In fact, there are two E's in George, and neither is pronounced.

He notes that the letter I is not pronounced in words like shield,

brief, siege, fruit, and suit.

The letter O is not pronounced in words like people

and jeopardy.

The letter U is not pronounced in words like guest,

guide, build, and tongue.

Now, of course, we know that most of those spellings have a historical basis.

It might have been a spelling convention borrowed from French or some other source, or it might have been a way to distinguish different vowel sounds with the limited vowel letters that we have, but whatever the source of those spellings, printers were using them, so Coote taught them.
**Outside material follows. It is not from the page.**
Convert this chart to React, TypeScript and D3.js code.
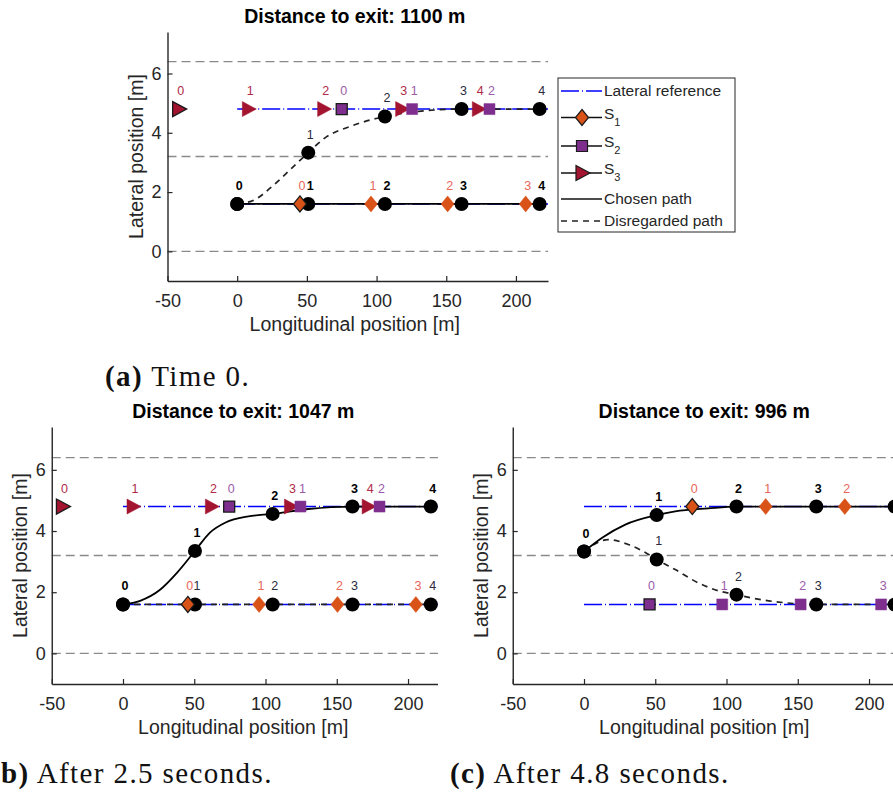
import * as d3 from "d3";
import React, { useEffect, useRef } from "react";

const W = 893;
const H = 794;
const SANS = "'Liberation Sans', Arial, Helvetica, sans-serif";
const SERIF = "'Liberation Serif', 'Times New Roman', serif";
const INK = "#262626";

// Achsen, gleich fuer alle drei Bilder
const xDomain = [-50, 223];
const yDomain = [-1, 7.4];
const xTicks = [-50, 0, 50, 100, 150, 200];
const yTicks = [0, 2, 4, 6];
const laneMarkings = [6.4, 3.2, 0];
const lateralReferences = [4.8, 1.6];

// (a) Time 0
const egoXA = [0, 51, 106, 161, 217];
const keepYA = [1.6, 1.6, 1.6, 1.6, 1.6];
const changeYA = [1.6, 3.33, 4.55, 4.8, 4.8];
const changeTraceXA = [0, 12, 26, 39, 51, 63, 82, 106, 130, 161, 217];
const changeTraceYA = [1.6, 1.73, 2.23, 2.8, 3.33, 3.83, 4.23, 4.55, 4.72, 4.8, 4.8];
const s1XA = [45, 96, 151, 207];
const s2XA = [75, 125.5, 181];
const s3XA = [-42, 8, 62, 118, 173];
const s1LaneA = 1.6;
const s2LaneA = 4.8;
const s3LaneA = 4.8;

// (b) After 2.5 seconds
const egoXB = [0, 50.5, 105, 161, 216];
const keepYB = [1.6, 1.6, 1.6, 1.6, 1.6];
const changeYB = [1.6, 3.35, 4.56, 4.8, 4.8];
const changeTraceXB = [0, 12, 26, 38, 50.5, 61, 72, 88, 105, 130, 161, 216];
const changeTraceYB = [1.6, 1.72, 2.08, 2.64, 3.35, 3.95, 4.28, 4.48, 4.56, 4.72, 4.8, 4.8];
const s1XB = [45.5, 95.5, 150.5, 205.5];
const s2XB = [74.5, 124.5, 180];
const s3XB = [-42.5, 7, 62, 117.5, 172];
const s1LaneB = 1.6;
const s2LaneB = 4.8;
const s3LaneB = 4.8;

// (c) After 4.8 seconds
const egoXC = [0, 51, 107, 163, 218];
const upperYC = [3.33, 4.52, 4.8, 4.8, 4.8];
const lowerYC = [3.33, 3.07, 1.92, 1.6, 1.6];
const upperTraceXC = [0, 13, 29, 51, 64, 87, 107, 218];
const upperTraceYC = [3.33, 3.79, 4.21, 4.52, 4.64, 4.74, 4.8, 4.8];
const lowerTraceXC = [0, 17, 31, 43, 51, 64, 80, 94, 107, 125, 140, 163, 218];
const lowerTraceYC = [3.33, 3.72, 3.56, 3.3, 3.07, 2.74, 2.31, 2.05, 1.92, 1.75, 1.66, 1.6, 1.6];
const s1XC = [76, 127.5, 183];
const s2XC = [46, 97, 152, 208.5];
const s1LaneC = 4.8;
const s2LaneC = 1.6;

const legendLabels = ["Lateral reference", "S1", "S2", "S3", "Chosen path", "Disregarded path"];

const colors: Record<string, string> = { S1: "#D95319", S2: "#7E2F8E", S3: "#A2142F" };
const labelColors: Record<string, string> = { S1: "#E8665A", S2: "#9B5BAA", S3: "#B02A48" };
const shapes: Record<string, string> = {
  S1: "M0,-8L6.5,0L0,8L-6.5,0Z",
  S2: "M-5.5,-5.5H5.5V5.5H-5.5Z",
  S3: "M-6,-7.5L8,0L-6,7.5Z",
};

const panels = [
  {
    id: "a",
    title: "Distance to exit: 1100 m",
    caption: ["(a)", " Time 0."],
    captionAt: [105, 386],
    box: { left: 167.5, right: 548, top: 32, bottom: 281, clipRight: W },
    paths: [
      { x: egoXA, y: keepYA, tx: egoXA, ty: keepYA, chosen: true },
      { x: egoXA, y: changeYA, tx: changeTraceXA, ty: changeTraceYA, chosen: false },
    ],
    vehicles: [
      { kind: "S1", x: s1XA, lane: s1LaneA },
      { kind: "S3", x: s3XA, lane: s3LaneA },
      { kind: "S2", x: s2XA, lane: s2LaneA },
    ],
  },
  {
    id: "b",
    title: "Distance to exit: 1047 m",
    // links vom Bildrand abgeschnitten, wie im Original
    caption: ["b)", " After 2.5 seconds."],
    captionAt: [1, 783],
    box: { left: 51.75, right: 440.8, top: 427, bottom: 684, clipRight: 438 },
    paths: [
      { x: egoXB, y: keepYB, tx: egoXB, ty: keepYB, chosen: false },
      { x: egoXB, y: changeYB, tx: changeTraceXB, ty: changeTraceYB, chosen: true },
    ],
    vehicles: [
      { kind: "S1", x: s1XB, lane: s1LaneB },
      { kind: "S3", x: s3XB, lane: s3LaneB },
      { kind: "S2", x: s2XB, lane: s2LaneB },
    ],
  },
  {
    id: "c",
    title: "Distance to exit: 996 m",
    caption: ["(c)", " After 4.8 seconds."],
    captionAt: [450, 783],
    box: { left: 512.75, right: 901.8, top: 427, bottom: 684, clipRight: W },
    paths: [
      { x: egoXC, y: lowerYC, tx: lowerTraceXC, ty: lowerTraceYC, chosen: false },
      { x: egoXC, y: upperYC, tx: upperTraceXC, ty: upperTraceYC, chosen: true },
    ],
    vehicles: [
      { kind: "S1", x: s1XC, lane: s1LaneC },
      { kind: "S2", x: s2XC, lane: s2LaneC },
    ],
  },
];

function drawPanel(svg: any, p: any) {
  const x = d3.scaleLinear().domain(xDomain).range([p.box.left, p.box.right]);
  const y = d3.scaleLinear().domain(yDomain).range([p.box.bottom, p.box.top]);
  const mid = (p.box.left + p.box.right) / 2 - 3;
  // Beschriftungen, die ganz ausserhalb des Bildes laegen, weglassen.
  const visible = (px: number) => px + 4 < p.box.clipRight;

  svg
    .append("clipPath")
    .attr("id", `clip-${p.id}`)
    .append("rect")
    .attr("x", -20)
    .attr("y", 0)
    .attr("width", p.box.clipRight + 20)
    .attr("height", H);
  const g = svg.append("g").attr("clip-path", `url(#clip-${p.id})`);

  // Fahrbahnmarkierungen (grau gestrichelt).
  g.append("g")
    .selectAll("line")
    .data(laneMarkings)
    .join("line")
    .attr("x1", x(xDomain[0]))
    .attr("x2", x(xDomain[1]))
    .attr("y1", (d: number) => y(d))
    .attr("y2", (d: number) => y(d))
    .attr("stroke", "#8a8a8a")
    .attr("stroke-width", 1.3)
    .attr("stroke-dasharray", "9,5");

  // Laterale Referenz (blau, Strich-Punkt).
  g.append("g")
    .selectAll("line")
    .data(lateralReferences)
    .join("line")
    .attr("x1", x(0))
    .attr("x2", x(xDomain[1]))
    .attr("y1", (d: number) => y(d))
    .attr("y2", (d: number) => y(d))
    .attr("stroke", "#0000ff")
    .attr("stroke-width", 1.5)
    .attr("stroke-dasharray", "18,3,1,3");

  // Pfade: verworfene zuerst, gewaehlter oben.
  const line = d3
    .line<[number, number]>()
    .x((d) => x(d[0]))
    .y((d) => y(d[1]))
    .curve(d3.curveMonotoneX);
  const ordered = [...p.paths].sort((a: any, b: any) => (a.chosen ? 1 : 0) - (b.chosen ? 1 : 0));
  ordered.forEach((path: any) => {
    g.append("path")
      .attr("d", line(d3.zip(path.tx, path.ty) as [number, number][]))
      .attr("fill", "none")
      .attr("stroke", path.chosen ? "#000" : "#222")
      .attr("stroke-width", path.chosen ? 1.8 : 1.7)
      .attr("stroke-dasharray", path.chosen ? null : "6,5");
  });

  // Wegpunkte des Ego-Fahrzeugs.
  p.paths.forEach((path: any) => {
    g.append("g")
      .selectAll("circle")
      .data(d3.range(path.x.length))
      .join("circle")
      .attr("cx", (i: number) => x(path.x[i]))
      .attr("cy", (i: number) => y(path.y[i]))
      .attr("r", 7)
      .attr("fill", "#000");
  });
  p.paths.forEach((path: any) => {
    g.append("g")
      .selectAll("text")
      .data(d3.range(path.x.length).filter((i) => (path.chosen || i > 0) && visible(x(path.x[i]) + 2)))
      .join("text")
      .attr("x", (i: number) => x(path.x[i]) + 2)
      .attr("y", (i: number) => y(path.y[i]) - 14)
      .attr("text-anchor", "middle")
      .attr("font-family", SANS)
      .attr("font-size", 12.5)
      .attr("font-weight", path.chosen ? "bold" : "normal")
      .attr("fill", path.chosen ? "#000" : "#2b2b3b")
      .text((i: number) => i);
  });

  // Andere Fahrzeuge S1, S2, S3.
  p.vehicles.forEach((v: any) => {
    const vg = g.append("g");
    vg.selectAll("path")
      .data(d3.range(v.x.length))
      .join("path")
      .attr("d", shapes[v.kind])
      .attr("transform", (i: number) => `translate(${x(v.x[i])},${y(v.lane)})`)
      .attr("fill", colors[v.kind])
      .attr("stroke", (i: number) => (i === 0 ? "#1a1a1a" : colors[v.kind]))
      .attr("stroke-width", (i: number) => (i === 0 ? 1.3 : 0.5));
    vg.selectAll("text")
      .data(d3.range(v.x.length).filter((i) => visible(x(v.x[i]) + 2)))
      .join("text")
      .attr("x", (i: number) => x(v.x[i]) + 2)
      .attr("y", y(v.lane) - 14)
      .attr("text-anchor", "middle")
      .attr("font-family", SANS)
      .attr("font-size", 12.5)
      .attr("fill", labelColors[v.kind])
      .text((i: number) => i);
  });

  // x-Achse (Bindestrich statt Minuszeichen wie in MATLAB).
  const xAxis = d3
    .axisBottom(x)
    .tickValues(xTicks)
    .tickFormat((d: any) => `${d}`)
    .tickSize(-5)
    .tickSizeOuter(0)
    .tickPadding(13);
  const ax = g.append("g").attr("transform", `translate(0,${p.box.bottom})`).call(xAxis);
  ax.select(".domain").attr("stroke", INK).attr("stroke-width", 1.4);
  ax.selectAll(".tick line").attr("stroke", INK).attr("stroke-width", 1.2);
  ax.selectAll(".tick text").attr("font-family", SANS).attr("font-size", 18).attr("fill", INK);

  // y-Achse.
  const yAxis = d3
    .axisLeft(y)
    .tickValues(yTicks)
    .tickFormat((d: any) => `${d}`)
    .tickSize(-5)
    .tickSizeOuter(0)
    .tickPadding(6);
  const ay = g.append("g").attr("transform", `translate(${p.box.left},0)`).call(yAxis);
  ay.select(".domain").attr("stroke", INK).attr("stroke-width", 1.4);
  ay.selectAll(".tick line").attr("stroke", INK).attr("stroke-width", 1.2);
  ay.selectAll(".tick text").attr("font-family", SANS).attr("font-size", 18).attr("fill", INK);

  // Achsenbeschriftungen und Titel.
  g.append("text")
    .attr("x", mid)
    .attr("y", p.box.bottom + 50)
    .attr("text-anchor", "middle")
    .attr("font-family", SANS)
    .attr("font-size", 19.5)
    .attr("fill", INK)
    .text("Longitudinal position [m]");
  g.append("text")
    .attr("transform", `translate(${p.box.left - 25},${(p.box.top + p.box.bottom) / 2}) rotate(-90)`)
    .attr("text-anchor", "middle")
    .attr("font-family", SANS)
    .attr("font-size", 19.5)
    .attr("fill", INK)
    .text("Lateral position [m]");
  g.append("text")
    .attr("x", mid)
    .attr("y", p.box.top - 9)
    .attr("text-anchor", "middle")
    .attr("font-family", SANS)
    .attr("font-size", 19.5)
    .attr("font-weight", "bold")
    .attr("fill", "#000")
    .text(p.title);

  // Bildunterschrift.
  const cap = svg
    .append("text")
    .attr("x", p.captionAt[0])
    .attr("y", p.captionAt[1])
    .attr("font-family", SERIF)
    .attr("font-size", 29)
    .attr("letter-spacing", 1.4)
    .attr("fill", "#111")
    .style("white-space", "pre");
  cap.append("tspan").attr("font-weight", "bold").text(p.caption[0]);
  cap.append("tspan").text(p.caption[1]);
}

function drawLegend(svg: any) {
  const box = { left: 558, top: 78, right: 735, bottom: 232 };
  const rows = [13, 39.5, 68, 95, 121, 143];
  const lg = svg.append("g");
  lg.append("rect")
    .attr("x", box.left)
    .attr("y", box.top)
    .attr("width", box.right - box.left)
    .attr("height", box.bottom - box.top)
    .attr("fill", "#fff")
    .attr("stroke", INK)
    .attr("stroke-width", 1);

  legendLabels.forEach((label, i) => {
    const yy = box.top + rows[i];
    const x1 = box.left + 3;
    const x2 = box.left + 44;
    const ln = lg.append("line").attr("x1", x1).attr("x2", x2).attr("y1", yy).attr("y2", yy);
    if (i === 0) {
      ln.attr("stroke", "#0000ff").attr("stroke-width", 1.5).attr("stroke-dasharray", "18,3,1,3");
    } else if (i === 5) {
      ln.attr("stroke", "#222").attr("stroke-width", 1.6).attr("stroke-dasharray", "6,5");
    } else {
      ln.attr("stroke", "#111").attr("stroke-width", 1.5);
    }
    const t = lg
      .append("text")
      .attr("x", box.left + 46)
      .attr("font-family", SANS)
      .attr("font-size", 15.5)
      .attr("fill", INK);
    if (label.startsWith("S") && label.length === 2) {
      lg.append("path")
        .attr("d", shapes[label])
        .attr("transform", `translate(${box.left + 24},${yy})`)
        .attr("fill", colors[label])
        .attr("stroke", "#1a1a1a")
        .attr("stroke-width", 1.2);
      t.attr("y", yy + 1);
      t.append("tspan").text("S");
      t.append("tspan").attr("font-size", 11).attr("dy", 7).text(label[1]);
    } else {
      t.attr("y", yy + 5).text(label);
    }
  });
}

export default function App() {
  const ref = useRef<SVGSVGElement>(null);

  useEffect(() => {
    const svg = d3.select(ref.current);
    svg.selectAll("*").remove();
    svg.append("rect").attr("width", W).attr("height", H).attr("fill", "#fff");
    panels.forEach((p) => drawPanel(svg, p));
    drawLegend(svg);
  }, []);

  return (
    <svg
      ref={ref}
      width={W}
      height={H}
      style={{ position: "absolute", left: 0, top: 0, background: "#fff" }}
    ></svg>
  );
}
The dialogue then presents many examples of silent letters based on the etymology or old pronunciations of words.

He discusses the silent B in debt and doubt, as well as at the end of words like lamb, comb, and thumb.

He mentions the silent H in ghost, as well as in words like chronicle, anchor, and the name John.

He mentions the silent N at the end of words like solemn and him, H-Y-M-N.

And he notes that the letter combination G-H was silent or lightly pronounced in many words.

Of course, we still have lots of words today where the G-H doesn't really represent any sound at all, in words like light, L-I-G-H-T,

and at

E-I-G-H-T,

and though, T-H-O-U-G-H.

Those are mostly words inherited from Old and Middle English, where the spelling represented a

sound that's largely disappeared.

So a word like light was once pronounced more like licht.

By the late 1500s, that sound had largely disappeared in those words, but the GH spelling was retained by writers and printers, so Koot maintained it as well.

Interestingly, the dialogue section suggests that some conservative speakers still pronounce that sound very lightly.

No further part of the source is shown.